Hut site, Keadeen, Co. Wicklow
Co. Wicklow |
Settlement Sites
On the slopes of Keadeen Mountain in County Wicklow, a small square structure sits tucked into the rubble of a far older wall, its stones barely half a metre high and its interior no bigger than a modest garden shed.
What makes it quietly strange is not the structure itself but its position: someone, at some point after the great enclosing wall had already begun to collapse, chose to build within the debris, using the fallen mass as a kind of ready-made foundation or shelter for something new.
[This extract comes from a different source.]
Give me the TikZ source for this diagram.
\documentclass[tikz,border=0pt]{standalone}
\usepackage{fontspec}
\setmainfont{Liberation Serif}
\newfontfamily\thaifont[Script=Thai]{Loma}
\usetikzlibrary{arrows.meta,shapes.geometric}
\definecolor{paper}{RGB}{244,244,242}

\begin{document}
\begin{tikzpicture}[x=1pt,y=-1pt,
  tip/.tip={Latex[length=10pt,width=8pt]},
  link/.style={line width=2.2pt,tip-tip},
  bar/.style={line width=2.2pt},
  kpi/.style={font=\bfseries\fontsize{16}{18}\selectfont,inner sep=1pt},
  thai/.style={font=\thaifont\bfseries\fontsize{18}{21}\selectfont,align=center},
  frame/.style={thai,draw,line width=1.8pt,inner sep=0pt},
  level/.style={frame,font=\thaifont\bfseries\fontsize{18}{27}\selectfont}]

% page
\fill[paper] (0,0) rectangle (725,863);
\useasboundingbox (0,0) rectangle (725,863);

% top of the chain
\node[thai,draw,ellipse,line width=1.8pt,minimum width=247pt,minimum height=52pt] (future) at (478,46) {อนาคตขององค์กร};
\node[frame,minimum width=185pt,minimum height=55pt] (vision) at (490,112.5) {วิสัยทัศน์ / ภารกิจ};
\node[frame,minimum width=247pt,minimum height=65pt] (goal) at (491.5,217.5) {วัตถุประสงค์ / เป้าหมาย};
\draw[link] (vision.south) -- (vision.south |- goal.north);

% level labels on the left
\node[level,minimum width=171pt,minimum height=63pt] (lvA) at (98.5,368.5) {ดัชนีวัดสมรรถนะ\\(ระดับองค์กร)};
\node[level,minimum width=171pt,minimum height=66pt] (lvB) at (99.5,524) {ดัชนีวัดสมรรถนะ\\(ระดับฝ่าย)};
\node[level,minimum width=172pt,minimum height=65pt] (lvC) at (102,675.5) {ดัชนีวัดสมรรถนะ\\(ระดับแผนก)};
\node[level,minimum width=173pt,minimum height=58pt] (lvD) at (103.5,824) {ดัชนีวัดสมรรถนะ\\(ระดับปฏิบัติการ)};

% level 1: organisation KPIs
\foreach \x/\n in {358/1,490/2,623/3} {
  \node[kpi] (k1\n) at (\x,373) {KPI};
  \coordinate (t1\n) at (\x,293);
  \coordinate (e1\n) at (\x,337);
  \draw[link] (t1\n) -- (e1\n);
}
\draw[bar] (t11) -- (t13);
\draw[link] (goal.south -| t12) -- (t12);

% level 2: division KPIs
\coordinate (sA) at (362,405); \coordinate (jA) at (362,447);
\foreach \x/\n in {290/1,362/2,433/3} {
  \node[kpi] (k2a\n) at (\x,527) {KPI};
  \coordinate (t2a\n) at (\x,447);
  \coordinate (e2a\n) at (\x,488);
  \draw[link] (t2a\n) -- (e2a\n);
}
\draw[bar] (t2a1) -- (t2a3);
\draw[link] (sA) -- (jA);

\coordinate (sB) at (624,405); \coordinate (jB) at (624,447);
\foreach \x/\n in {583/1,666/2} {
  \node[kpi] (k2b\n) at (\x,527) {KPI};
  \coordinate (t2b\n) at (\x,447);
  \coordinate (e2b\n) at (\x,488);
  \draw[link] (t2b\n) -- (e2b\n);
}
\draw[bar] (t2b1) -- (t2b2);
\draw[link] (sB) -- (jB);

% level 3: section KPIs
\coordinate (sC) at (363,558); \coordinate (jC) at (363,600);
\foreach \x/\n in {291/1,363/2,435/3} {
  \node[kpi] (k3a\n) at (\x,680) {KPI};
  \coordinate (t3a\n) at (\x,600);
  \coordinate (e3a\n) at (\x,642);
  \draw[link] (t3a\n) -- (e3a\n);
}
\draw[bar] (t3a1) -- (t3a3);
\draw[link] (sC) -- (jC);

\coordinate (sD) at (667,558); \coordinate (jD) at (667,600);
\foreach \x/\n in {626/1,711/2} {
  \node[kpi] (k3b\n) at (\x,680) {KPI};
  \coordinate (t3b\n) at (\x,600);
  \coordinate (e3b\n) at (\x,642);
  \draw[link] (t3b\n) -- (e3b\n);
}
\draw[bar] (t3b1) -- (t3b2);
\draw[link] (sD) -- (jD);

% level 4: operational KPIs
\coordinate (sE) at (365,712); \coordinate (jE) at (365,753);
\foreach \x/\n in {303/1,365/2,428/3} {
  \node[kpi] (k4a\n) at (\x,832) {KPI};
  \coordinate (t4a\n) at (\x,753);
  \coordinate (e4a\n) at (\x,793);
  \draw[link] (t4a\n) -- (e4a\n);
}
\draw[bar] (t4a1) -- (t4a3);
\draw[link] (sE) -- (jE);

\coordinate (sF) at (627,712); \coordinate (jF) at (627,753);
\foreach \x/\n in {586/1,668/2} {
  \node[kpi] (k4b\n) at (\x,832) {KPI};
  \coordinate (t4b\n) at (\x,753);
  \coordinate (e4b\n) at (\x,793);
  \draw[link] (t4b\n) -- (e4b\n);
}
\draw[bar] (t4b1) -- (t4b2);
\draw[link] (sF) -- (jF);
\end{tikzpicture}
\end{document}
This hut site is one of eight clustered together as part of a larger prehistoric complex on Keadeen, a grouping that also includes a substantial enclosure and a standing stone. The hut itself measures just 1.8 metres in each direction, enclosed by a stone wall between 0.65 and 0.75 metres wide and surviving to around 0.6 metres in height. It sits in the north-western sector of the enclosure, immediately north of what may have been an original entrance gap into that larger structure. The relationship between the two is telling: the hut was built not alongside the enclosure wall but within its collapse, suggesting it postdates the enclosure's active use, though by how much is unclear. There is no obvious entrance to the hut itself, which raises its own quiet questions about how it was used and by whom. The site is referenced in Corlett's 2004 study of the area, which places these monuments within pages 80 to 90 of that work.